The Juilliard School, one of the best known U.S. music and fine arts colleges, has picked the city of Tianjin for a new institute.

Photo by STAN HONDA/AFP/Getty Images

The tone of China’s frantic urbanisation may be changing for the better. The Juilliard School, one of the best known U.S. music and fine arts colleges, has picked the city of Tianjin for a new institute. The host city is unlikely to be motivated only by a love of the performing arts, but it matters little so long as China’s urban jungle gets more liveable.

It’s not hard to see why Juilliard picked Tianjin. The city will offer the U.S. school a brand new campus rent free, according to a person familiar with the situation. At present the new site, in the wannabe financial centre of Yujiapu, is an hour’s drive from Tianjin. But high-speed railway lines should cut that leg to mere minutes, making Beijing also accessible within an hour or so.

Financially, that could make it a big win. The campus should be in easy reach of a formidable population of rising middle classes. Greater China already supplies around a tenth of Juilliard’s U.S. music students. Classical music is hot: a fraught Juilliard audition even makes an appearance in Amy Chua’s controversial parental memoir “Battle Hymn of the Tiger Mother”.

Tianjin’s motives may not be purely artistic either. Big cities are clamouring for Western trophies to show their global credentials.
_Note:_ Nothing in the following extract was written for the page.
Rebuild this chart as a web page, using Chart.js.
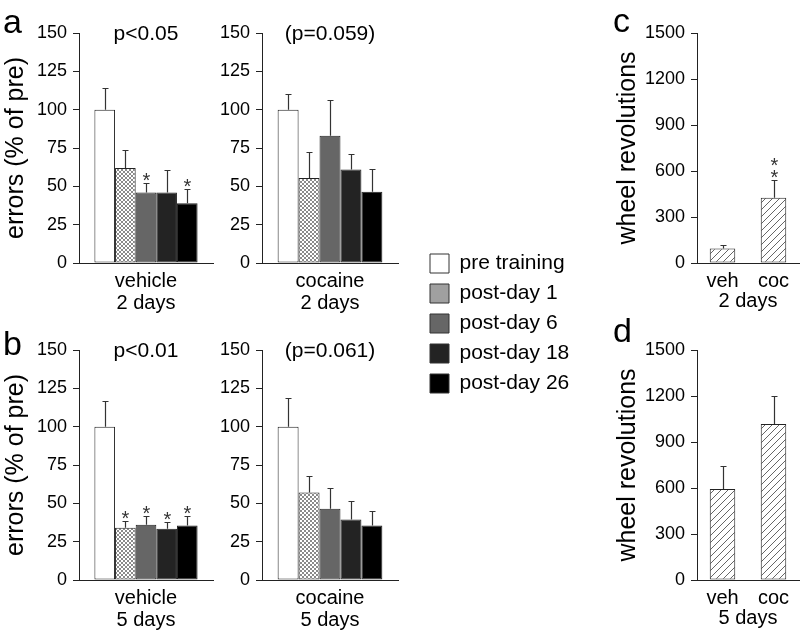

Think NYU’s Shanghai campus, due to open next year - or the signings of international soccer players Dario Conca and Dider Drogba to Chinese teams.

While there’s room for discord - Chinese President Hu Jintao has complained Western influences are too prevalent in the media - it should be minor. By avoiding theatre and dance, Juilliard shouldn’t fall foul of China’s censors, and by not offering formal degrees, it also won’t need to worry about the equivalence of qualifications. The school is sticking to what it knows too - there’ll be violin lessons, but no-one will be studying the erhu any time soon.

China is building cities at an alarming rate, around 20 a year, and should account for 38 percent of the global increase in urban floor space between 2010 and 2015, according to McKinsey. That’s a lot of sprawl. Any idea for making city living more harmonious deserves an audience.